— START Data provided —

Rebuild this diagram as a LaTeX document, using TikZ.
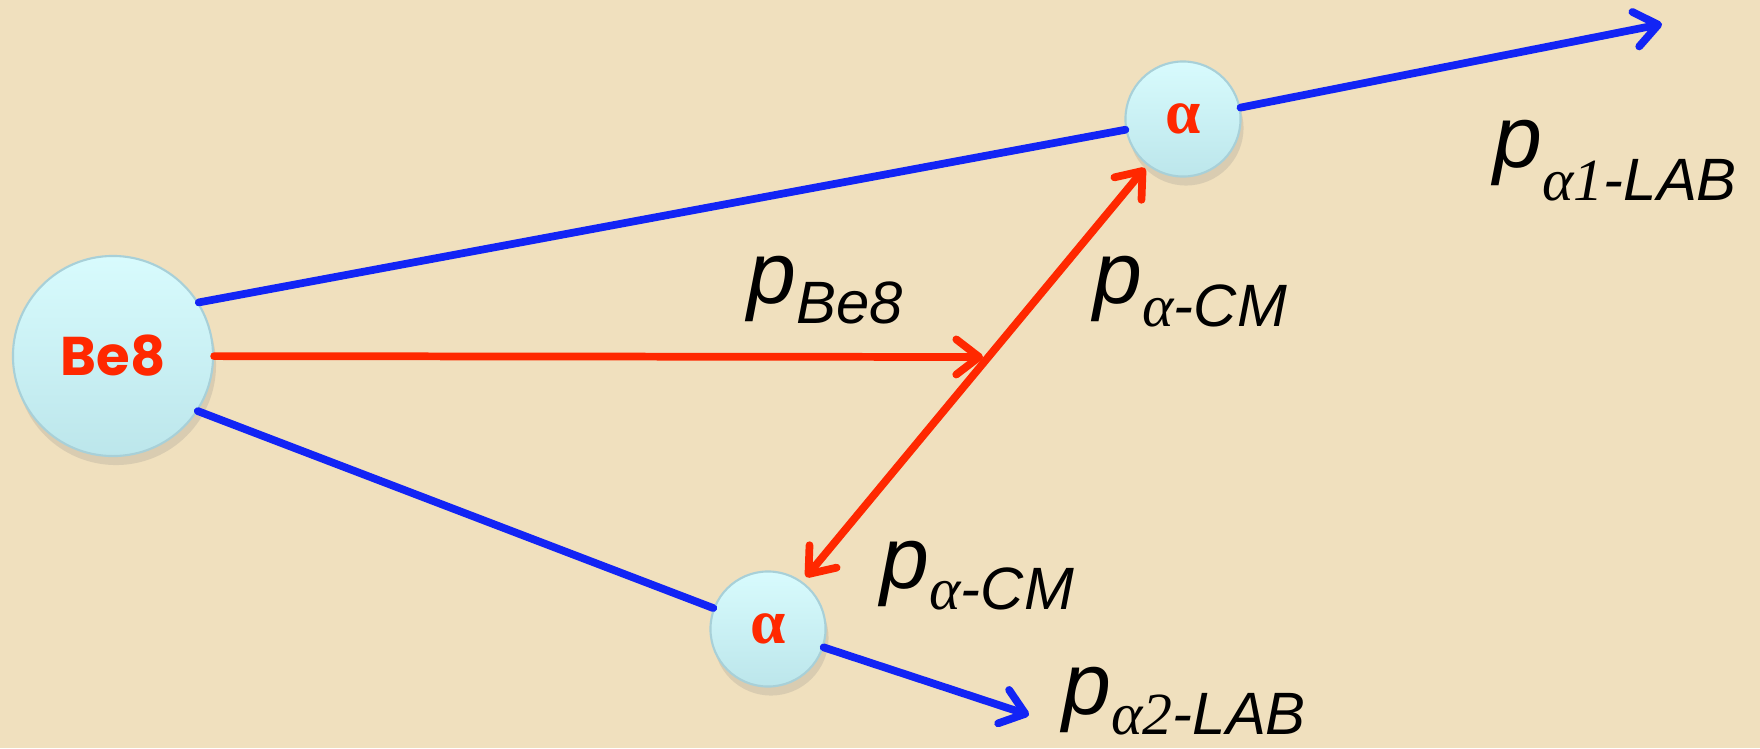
\documentclass[tikz,border=0pt]{standalone}
\usepackage{fontspec}
\setmainfont{Liberation Sans}
\newfontfamily\greekfont{Liberation Serif}
\newfontfamily\nucfont{Poppins}
\usetikzlibrary{arrows.meta,shadows}
\definecolor{parchment}{RGB}{240,224,190}
\definecolor{beamblue}{RGB}{18,36,245}
\definecolor{beamred}{RGB}{255,40,0}
\definecolor{balltop}{RGB}{216,251,253}
\definecolor{ballbot}{RGB}{188,230,235}
\definecolor{ballrim}{RGB}{168,208,216}
\newcommand{\mom}[2][5.7pt]{{\fontsize{25}{30}\selectfont\itshape p}\raisebox{-#1}{\fontsize{17}{20}\selectfont\itshape #2}}
\newcommand{\alf}{{\greekfont α}}
\begin{document}
\begin{tikzpicture}[x=0.01cm,y=-0.01cm,
  ball/.style={circle, draw=ballrim, line width=0.6pt, top color=balltop, bottom color=ballbot, inner sep=0pt, drop shadow={opacity=0.2, shadow xshift=0.3mm, shadow yshift=-0.9mm}},
  nucleus/.style={ball, minimum size=2cm, font=\nucfont\bfseries\fontsize{15.5}{18}\selectfont, text=beamred},
  alphaball/.style={ball, minimum size=1.15cm, font=\greekfont\bfseries\fontsize{18}{20}\selectfont, text=beamred},
  momlabel/.style={anchor=base west, inner sep=0pt, text=black},
  barb/.tip={Straight Barb[length=6.5pt,width=10pt,round]},
  labline/.style={draw=beamblue, line width=2.2pt, line cap=round},
  cmline/.style={draw=beamred, line width=2.2pt, line cap=round}
]
\fill[parchment] (0,0) rectangle (1760,748);
\useasboundingbox (0,0) rectangle (1760,748);

\coordinate (lab1) at (1662,24);
\coordinate (lab2) at (1029,715);
\coordinate (mid) at (983,357);
\coordinate (cmup) at (1145,168);
\coordinate (cmlow) at (806,577);

\node[nucleus] (be) at (113,356) {Be8};
\node[alphaball] (a1) at (1183,119) {\raisebox{-2.5pt}{α}};
\node[alphaball] (a2) at (768,629) {\raisebox{-2.5pt}{α}};

\draw[labline] (be.32) -- (a1);
\draw[labline, -barb] (a1) -- (lab1);
\draw[labline] (be.-33) -- (a2);
\draw[labline, -barb] (a2) -- (lab2);
\draw[cmline, -barb] (be) -- (mid);
\draw[cmline, barb-barb] (cmlow) -- (cmup);

\node[momlabel] (pbe) at (747,303) {\mom{Be8}};
\node[momlabel] (pcmup) at (1093,303) {\mom[6.8pt]{\alf-CM}};
\node[momlabel] (pcmlow) at (880,588) {\mom[6pt]{\alf-CM}};
\node[momlabel] (plab1) at (1493,167) {\mom[9.4pt]{{\greekfont α1}-LAB}};
\node[momlabel] (plab2) at (1062,714) {\mom{{\greekfont α2}-LAB}};
\end{tikzpicture}
\end{document}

— END Data provided —

** Stated goal **
Give again exactly the lines running from the beginning of the material above through the line that contains "(cmlow) -- (cmup);", and leave out every picture.

** Exercise output **
Rebuild this diagram as a LaTeX document, using TikZ.
\documentclass[tikz,border=0pt]{standalone}
\usepackage{fontspec}
\setmainfont{Liberation Sans}
\newfontfamily\greekfont{Liberation Serif}
\newfontfamily\nucfont{Poppins}
\usetikzlibrary{arrows.meta,shadows}
\definecolor{parchment}{RGB}{240,224,190}
\definecolor{beamblue}{RGB}{18,36,245}
\definecolor{beamred}{RGB}{255,40,0}
\definecolor{balltop}{RGB}{216,251,253}
\definecolor{ballbot}{RGB}{188,230,235}
\definecolor{ballrim}{RGB}{168,208,216}
\newcommand{\mom}[2][5.7pt]{{\fontsize{25}{30}\selectfont\itshape p}\raisebox{-#1}{\fontsize{17}{20}\selectfont\itshape #2}}
\newcommand{\alf}{{\greekfont α}}
\begin{document}
\begin{tikzpicture}[x=0.01cm,y=-0.01cm,
  ball/.style={circle, draw=ballrim, line width=0.6pt, top color=balltop, bottom color=ballbot, inner sep=0pt, drop shadow={opacity=0.2, shadow xshift=0.3mm, shadow yshift=-0.9mm}},
  nucleus/.style={ball, minimum size=2cm, font=\nucfont\bfseries\fontsize{15.5}{18}\selectfont, text=beamred},
  alphaball/.style={ball, minimum size=1.15cm, font=\greekfont\bfseries\fontsize{18}{20}\selectfont, text=beamred},
  momlabel/.style={anchor=base west, inner sep=0pt, text=black},
  barb/.tip={Straight Barb[length=6.5pt,width=10pt,round]},
  labline/.style={draw=beamblue, line width=2.2pt, line cap=round},
  cmline/.style={draw=beamred, line width=2.2pt, line cap=round}
]
\fill[parchment] (0,0) rectangle (1760,748);
\useasboundingbox (0,0) rectangle (1760,748);

\coordinate (lab1) at (1662,24);
\coordinate (lab2) at (1029,715);
\coordinate (mid) at (983,357);
\coordinate (cmup) at (1145,168);
\coordinate (cmlow) at (806,577);

\node[nucleus] (be) at (113,356) {Be8};
\node[alphaball] (a1) at (1183,119) {\raisebox{-2.5pt}{α}};
\node[alphaball] (a2) at (768,629) {\raisebox{-2.5pt}{α}};

\draw[labline] (be.32) -- (a1);
\draw[labline, -barb] (a1) -- (lab1);
\draw[labline] (be.-33) -- (a2);
\draw[labline, -barb] (a2) -- (lab2);
\draw[cmline, -barb] (be) -- (mid);
\draw[cmline, barb-barb] (cmlow) -- (cmup);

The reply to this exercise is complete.